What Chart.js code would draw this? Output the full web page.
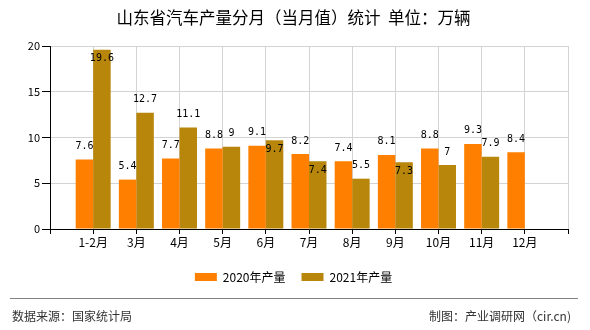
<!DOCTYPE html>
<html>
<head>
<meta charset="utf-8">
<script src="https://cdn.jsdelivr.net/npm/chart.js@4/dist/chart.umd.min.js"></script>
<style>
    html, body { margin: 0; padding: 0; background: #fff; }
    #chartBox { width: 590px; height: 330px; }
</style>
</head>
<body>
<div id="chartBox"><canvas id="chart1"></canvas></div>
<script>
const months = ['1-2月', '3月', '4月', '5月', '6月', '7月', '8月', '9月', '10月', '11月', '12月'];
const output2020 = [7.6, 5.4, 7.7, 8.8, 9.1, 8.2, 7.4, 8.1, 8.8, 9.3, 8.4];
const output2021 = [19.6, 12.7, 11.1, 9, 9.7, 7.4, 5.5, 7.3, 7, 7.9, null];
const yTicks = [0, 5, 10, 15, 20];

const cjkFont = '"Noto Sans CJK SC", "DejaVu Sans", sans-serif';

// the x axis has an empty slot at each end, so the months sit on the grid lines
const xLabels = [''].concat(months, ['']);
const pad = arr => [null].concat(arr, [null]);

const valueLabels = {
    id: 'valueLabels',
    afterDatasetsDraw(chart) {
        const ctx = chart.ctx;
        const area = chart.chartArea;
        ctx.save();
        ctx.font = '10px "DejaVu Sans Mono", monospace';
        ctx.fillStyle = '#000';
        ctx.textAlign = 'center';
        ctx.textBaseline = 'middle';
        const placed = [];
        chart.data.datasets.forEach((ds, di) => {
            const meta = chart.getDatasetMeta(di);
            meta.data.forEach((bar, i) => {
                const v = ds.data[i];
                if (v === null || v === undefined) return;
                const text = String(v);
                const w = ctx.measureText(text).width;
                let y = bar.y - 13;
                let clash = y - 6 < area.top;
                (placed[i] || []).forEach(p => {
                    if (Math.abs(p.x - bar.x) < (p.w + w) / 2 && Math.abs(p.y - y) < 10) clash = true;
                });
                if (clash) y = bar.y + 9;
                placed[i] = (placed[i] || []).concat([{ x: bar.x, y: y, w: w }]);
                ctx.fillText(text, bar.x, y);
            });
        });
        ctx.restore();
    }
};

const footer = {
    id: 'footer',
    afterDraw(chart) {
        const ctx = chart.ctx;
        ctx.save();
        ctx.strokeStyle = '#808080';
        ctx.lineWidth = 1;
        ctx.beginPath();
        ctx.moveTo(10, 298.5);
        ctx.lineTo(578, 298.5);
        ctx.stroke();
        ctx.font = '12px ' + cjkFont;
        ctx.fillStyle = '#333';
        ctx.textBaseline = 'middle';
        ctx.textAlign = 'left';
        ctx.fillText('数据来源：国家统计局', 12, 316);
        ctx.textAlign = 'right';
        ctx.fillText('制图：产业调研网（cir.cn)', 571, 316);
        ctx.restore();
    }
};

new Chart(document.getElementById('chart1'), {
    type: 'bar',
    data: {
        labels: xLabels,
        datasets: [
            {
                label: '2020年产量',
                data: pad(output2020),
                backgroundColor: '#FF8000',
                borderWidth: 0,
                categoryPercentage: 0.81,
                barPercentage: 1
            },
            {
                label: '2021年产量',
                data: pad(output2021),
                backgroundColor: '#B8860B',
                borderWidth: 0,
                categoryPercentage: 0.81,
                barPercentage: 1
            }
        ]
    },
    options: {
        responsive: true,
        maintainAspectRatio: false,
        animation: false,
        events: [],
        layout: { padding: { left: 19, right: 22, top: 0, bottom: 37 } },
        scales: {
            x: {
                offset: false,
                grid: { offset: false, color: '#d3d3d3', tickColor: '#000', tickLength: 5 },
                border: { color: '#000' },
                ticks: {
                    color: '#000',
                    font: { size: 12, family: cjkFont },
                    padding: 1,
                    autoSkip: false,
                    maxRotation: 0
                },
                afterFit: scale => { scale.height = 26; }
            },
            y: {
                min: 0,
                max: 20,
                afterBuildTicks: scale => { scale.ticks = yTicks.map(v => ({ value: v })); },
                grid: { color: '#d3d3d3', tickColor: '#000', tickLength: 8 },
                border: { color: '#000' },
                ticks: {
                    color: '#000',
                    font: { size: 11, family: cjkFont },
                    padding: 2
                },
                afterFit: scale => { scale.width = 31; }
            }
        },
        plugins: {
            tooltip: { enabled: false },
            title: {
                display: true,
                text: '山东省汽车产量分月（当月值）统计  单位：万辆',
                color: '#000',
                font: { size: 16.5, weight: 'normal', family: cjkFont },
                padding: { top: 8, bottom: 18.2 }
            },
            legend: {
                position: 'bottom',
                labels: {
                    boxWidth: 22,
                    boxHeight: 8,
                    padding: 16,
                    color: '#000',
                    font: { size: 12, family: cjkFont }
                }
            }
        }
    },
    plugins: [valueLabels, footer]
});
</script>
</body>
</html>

--------------------

Task to carry out:
Leave out the pictures and print every line of the data exactly.

Output below:
What Chart.js code would draw this? Output the full web page.
<!DOCTYPE html>
<html>
<head>
<meta charset="utf-8">
<script src="https://cdn.jsdelivr.net/npm/chart.js@4/dist/chart.umd.min.js"></script>
<style>
    html, body { margin: 0; padding: 0; background: #fff; }
    #chartBox { width: 590px; height: 330px; }
</style>
</head>
<body>
<div id="chartBox"><canvas id="chart1"></canvas></div>
<script>
const months = ['1-2月', '3月', '4月', '5月', '6月', '7月', '8月', '9月', '10月', '11月', '12月'];
const output2020 = [7.6, 5.4, 7.7, 8.8, 9.1, 8.2, 7.4, 8.1, 8.8, 9.3, 8.4];
const output2021 = [19.6, 12.7, 11.1, 9, 9.7, 7.4, 5.5, 7.3, 7, 7.9, null];
const yTicks = [0, 5, 10, 15, 20];

const cjkFont = '"Noto Sans CJK SC", "DejaVu Sans", sans-serif';

// the x axis has an empty slot at each end, so the months sit on the grid lines
const xLabels = [''].concat(months, ['']);
const pad = arr => [null].concat(arr, [null]);

const valueLabels = {
    id: 'valueLabels',
    afterDatasetsDraw(chart) {
        const ctx = chart.ctx;
        const area = chart.chartArea;
        ctx.save();
        ctx.font = '10px "DejaVu Sans Mono", monospace';
        ctx.fillStyle = '#000';
        ctx.textAlign = 'center';
        ctx.textBaseline = 'middle';
        const placed = [];
        chart.data.datasets.forEach((ds, di) => {
            const meta = chart.getDatasetMeta(di);
            meta.data.forEach((bar, i) => {
                const v = ds.data[i];
                if (v === null || v === undefined) return;
                const text = String(v);
                const w = ctx.measureText(text).width;
                let y = bar.y - 13;
                let clash = y - 6 < area.top;
                (placed[i] || []).forEach(p => {
                    if (Math.abs(p.x - bar.x) < (p.w + w) / 2 && Math.abs(p.y - y) < 10) clash = true;
                });
                if (clash) y = bar.y + 9;
                placed[i] = (placed[i] || []).concat([{ x: bar.x, y: y, w: w }]);
                ctx.fillText(text, bar.x, y);
            });
        });
        ctx.restore();
    }
};

const footer = {
    id: 'footer',
    afterDraw(chart) {
        const ctx = chart.ctx;
        ctx.save();
        ctx.strokeStyle = '#808080';
        ctx.lineWidth = 1;
        ctx.beginPath();
        ctx.moveTo(10, 298.5);
        ctx.lineTo(578, 298.5);
        ctx.stroke();
        ctx.font = '12px ' + cjkFont;
        ctx.fillStyle = '#333';
        ctx.textBaseline = 'middle';
        ctx.textAlign = 'left';
        ctx.fillText('数据来源：国家统计局', 12, 316);
        ctx.textAlign = 'right';
        ctx.fillText('制图：产业调研网（cir.cn)', 571, 316);
        ctx.restore();
    }
};

new Chart(document.getElementById('chart1'), {
    type: 'bar',
    data: {
        labels: xLabels,
        datasets: [
            {
                label: '2020年产量',
                data: pad(output2020),
                backgroundColor: '#FF8000',
                borderWidth: 0,
                categoryPercentage: 0.81,
                barPercentage: 1
            },
            {
                label: '2021年产量',
                data: pad(output2021),
                backgroundColor: '#B8860B',
                borderWidth: 0,
                categoryPercentage: 0.81,
                barPercentage: 1
            }
        ]
    },
    options: {
        responsive: true,
        maintainAspectRatio: false,
        animation: false,
        events: [],
        layout: { padding: { left: 19, right: 22, top: 0, bottom: 37 } },
        scales: {
            x: {
                offset: false,
                grid: { offset: false, color: '#d3d3d3', tickColor: '#000', tickLength: 5 },
                border: { color: '#000' },
                ticks: {
                    color: '#000',
                    font: { size: 12, family: cjkFont },
                    padding: 1,
                    autoSkip: false,
                    maxRotation: 0
                },
                afterFit: scale => { scale.height = 26; }
            },
            y: {
                min: 0,
                max: 20,
                afterBuildTicks: scale => { scale.ticks = yTicks.map(v => ({ value: v })); },
                grid: { color: '#d3d3d3', tickColor: '#000', tickLength: 8 },
                border: { color: '#000' },
                ticks: {
                    color: '#000',
                    font: { size: 11, family: cjkFont },
                    padding: 2
                },
                afterFit: scale => { scale.width = 31; }
            }
        },
        plugins: {
            tooltip: { enabled: false },
            title: {
                display: true,
                text: '山东省汽车产量分月（当月值）统计  单位：万辆',
                color: '#000',
                font: { size: 16.5, weight: 'normal', family: cjkFont },
                padding: { top: 8, bottom: 18.2 }
            },
            legend: {
                position: 'bottom',
                labels: {
                    boxWidth: 22,
                    boxHeight: 8,
                    padding: 16,
                    color: '#000',
                    font: { size: 12, family: cjkFont }
                }
            }
        }
    },
    plugins: [valueLabels, footer]
});
</script>
</body>
</html>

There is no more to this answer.